-- Begin Dataset extract --

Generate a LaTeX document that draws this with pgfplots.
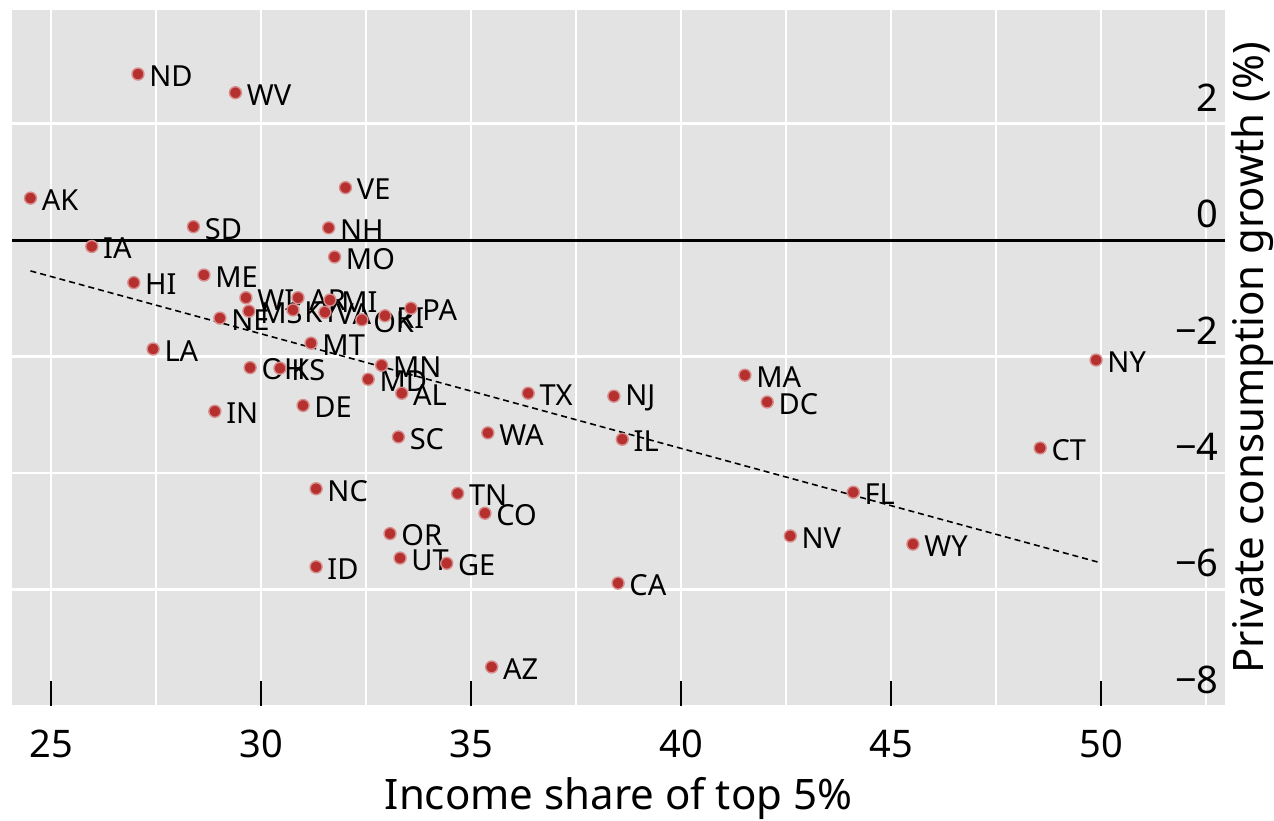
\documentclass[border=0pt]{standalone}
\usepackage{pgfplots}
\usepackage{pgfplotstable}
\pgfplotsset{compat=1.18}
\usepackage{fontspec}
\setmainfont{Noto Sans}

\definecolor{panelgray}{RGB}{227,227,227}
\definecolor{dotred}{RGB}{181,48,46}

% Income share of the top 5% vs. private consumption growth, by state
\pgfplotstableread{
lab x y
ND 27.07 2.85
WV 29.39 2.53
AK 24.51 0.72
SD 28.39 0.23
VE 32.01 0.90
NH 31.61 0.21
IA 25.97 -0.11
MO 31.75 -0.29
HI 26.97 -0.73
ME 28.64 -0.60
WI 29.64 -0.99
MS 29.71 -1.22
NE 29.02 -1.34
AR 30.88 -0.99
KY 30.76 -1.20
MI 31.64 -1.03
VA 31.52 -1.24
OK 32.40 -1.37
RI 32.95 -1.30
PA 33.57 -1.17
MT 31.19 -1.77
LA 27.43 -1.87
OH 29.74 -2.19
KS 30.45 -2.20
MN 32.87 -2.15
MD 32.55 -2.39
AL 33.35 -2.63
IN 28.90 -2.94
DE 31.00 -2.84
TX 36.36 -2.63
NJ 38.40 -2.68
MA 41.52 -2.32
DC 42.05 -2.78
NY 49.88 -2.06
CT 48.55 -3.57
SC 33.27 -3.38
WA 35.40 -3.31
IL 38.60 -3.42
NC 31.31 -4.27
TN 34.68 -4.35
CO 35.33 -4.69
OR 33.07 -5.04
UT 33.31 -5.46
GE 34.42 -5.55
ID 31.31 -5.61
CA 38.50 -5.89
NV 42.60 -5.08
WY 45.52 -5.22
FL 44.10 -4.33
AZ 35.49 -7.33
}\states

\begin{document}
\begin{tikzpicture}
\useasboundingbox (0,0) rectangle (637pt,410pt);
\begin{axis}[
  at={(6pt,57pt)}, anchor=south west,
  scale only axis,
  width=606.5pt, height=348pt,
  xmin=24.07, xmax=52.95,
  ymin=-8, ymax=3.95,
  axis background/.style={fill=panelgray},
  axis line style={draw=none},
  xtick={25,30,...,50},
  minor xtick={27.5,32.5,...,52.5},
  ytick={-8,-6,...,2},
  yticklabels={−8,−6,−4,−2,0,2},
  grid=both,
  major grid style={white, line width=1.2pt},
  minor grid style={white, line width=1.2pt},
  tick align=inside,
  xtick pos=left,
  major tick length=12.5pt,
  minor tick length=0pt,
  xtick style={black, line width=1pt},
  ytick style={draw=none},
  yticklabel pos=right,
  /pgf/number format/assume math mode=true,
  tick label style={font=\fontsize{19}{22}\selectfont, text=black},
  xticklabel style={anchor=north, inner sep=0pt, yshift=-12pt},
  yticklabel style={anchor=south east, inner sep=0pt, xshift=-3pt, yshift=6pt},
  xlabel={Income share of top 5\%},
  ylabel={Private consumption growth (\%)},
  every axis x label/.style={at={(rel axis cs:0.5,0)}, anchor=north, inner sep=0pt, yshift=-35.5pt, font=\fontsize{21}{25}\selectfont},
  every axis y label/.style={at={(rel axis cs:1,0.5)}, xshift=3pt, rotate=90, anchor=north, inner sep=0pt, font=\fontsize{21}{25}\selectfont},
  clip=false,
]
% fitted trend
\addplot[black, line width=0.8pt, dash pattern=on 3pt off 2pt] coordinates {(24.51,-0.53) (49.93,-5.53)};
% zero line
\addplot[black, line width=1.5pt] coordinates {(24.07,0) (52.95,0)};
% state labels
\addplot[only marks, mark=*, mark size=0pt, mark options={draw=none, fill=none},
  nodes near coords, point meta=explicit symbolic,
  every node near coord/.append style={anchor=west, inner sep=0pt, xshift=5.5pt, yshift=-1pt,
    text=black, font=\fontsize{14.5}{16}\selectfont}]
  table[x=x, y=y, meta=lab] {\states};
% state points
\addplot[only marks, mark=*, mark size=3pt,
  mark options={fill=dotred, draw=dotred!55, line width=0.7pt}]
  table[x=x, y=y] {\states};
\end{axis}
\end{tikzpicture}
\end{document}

-- End Dataset extract --

▶ _Do this_
Exactly as written, return every line of the listing, but not the pictures.

▶ _Result below_
Generate a LaTeX document that draws this with pgfplots.
\documentclass[border=0pt]{standalone}
\usepackage{pgfplots}
\usepackage{pgfplotstable}
\pgfplotsset{compat=1.18}
\usepackage{fontspec}
\setmainfont{Noto Sans}

\definecolor{panelgray}{RGB}{227,227,227}
\definecolor{dotred}{RGB}{181,48,46}

% Income share of the top 5% vs. private consumption growth, by state
\pgfplotstableread{
lab x y
ND 27.07 2.85
WV 29.39 2.53
AK 24.51 0.72
SD 28.39 0.23
VE 32.01 0.90
NH 31.61 0.21
IA 25.97 -0.11
MO 31.75 -0.29
HI 26.97 -0.73
ME 28.64 -0.60
WI 29.64 -0.99
MS 29.71 -1.22
NE 29.02 -1.34
AR 30.88 -0.99
KY 30.76 -1.20
MI 31.64 -1.03
VA 31.52 -1.24
OK 32.40 -1.37
RI 32.95 -1.30
PA 33.57 -1.17
MT 31.19 -1.77
LA 27.43 -1.87
OH 29.74 -2.19
KS 30.45 -2.20
MN 32.87 -2.15
MD 32.55 -2.39
AL 33.35 -2.63
IN 28.90 -2.94
DE 31.00 -2.84
TX 36.36 -2.63
NJ 38.40 -2.68
MA 41.52 -2.32
DC 42.05 -2.78
NY 49.88 -2.06
CT 48.55 -3.57
SC 33.27 -3.38
WA 35.40 -3.31
IL 38.60 -3.42
NC 31.31 -4.27
TN 34.68 -4.35
CO 35.33 -4.69
OR 33.07 -5.04
UT 33.31 -5.46
GE 34.42 -5.55
ID 31.31 -5.61
CA 38.50 -5.89
NV 42.60 -5.08
WY 45.52 -5.22
FL 44.10 -4.33
AZ 35.49 -7.33
}\states

\begin{document}
\begin{tikzpicture}
\useasboundingbox (0,0) rectangle (637pt,410pt);
\begin{axis}[
  at={(6pt,57pt)}, anchor=south west,
  scale only axis,
  width=606.5pt, height=348pt,
  xmin=24.07, xmax=52.95,
  ymin=-8, ymax=3.95,
  axis background/.style={fill=panelgray},
  axis line style={draw=none},
  xtick={25,30,...,50},
  minor xtick={27.5,32.5,...,52.5},
  ytick={-8,-6,...,2},
  yticklabels={−8,−6,−4,−2,0,2},
  grid=both,
  major grid style={white, line width=1.2pt},
  minor grid style={white, line width=1.2pt},
  tick align=inside,
  xtick pos=left,
  major tick length=12.5pt,
  minor tick length=0pt,
  xtick style={black, line width=1pt},
  ytick style={draw=none},
  yticklabel pos=right,
  /pgf/number format/assume math mode=true,
  tick label style={font=\fontsize{19}{22}\selectfont, text=black},
  xticklabel style={anchor=north, inner sep=0pt, yshift=-12pt},
  yticklabel style={anchor=south east, inner sep=0pt, xshift=-3pt, yshift=6pt},
  xlabel={Income share of top 5\%},
  ylabel={Private consumption growth (\%)},
  every axis x label/.style={at={(rel axis cs:0.5,0)}, anchor=north, inner sep=0pt, yshift=-35.5pt, font=\fontsize{21}{25}\selectfont},
  every axis y label/.style={at={(rel axis cs:1,0.5)}, xshift=3pt, rotate=90, anchor=north, inner sep=0pt, font=\fontsize{21}{25}\selectfont},
  clip=false,
]
% fitted trend
\addplot[black, line width=0.8pt, dash pattern=on 3pt off 2pt] coordinates {(24.51,-0.53) (49.93,-5.53)};
% zero line
\addplot[black, line width=1.5pt] coordinates {(24.07,0) (52.95,0)};
% state labels
\addplot[only marks, mark=*, mark size=0pt, mark options={draw=none, fill=none},
  nodes near coords, point meta=explicit symbolic,
  every node near coord/.append style={anchor=west, inner sep=0pt, xshift=5.5pt, yshift=-1pt,
    text=black, font=\fontsize{14.5}{16}\selectfont}]
  table[x=x, y=y, meta=lab] {\states};
% state points
\addplot[only marks, mark=*, mark size=3pt,
  mark options={fill=dotred, draw=dotred!55, line width=0.7pt}]
  table[x=x, y=y] {\states};
\end{axis}
\end{tikzpicture}
\end{document}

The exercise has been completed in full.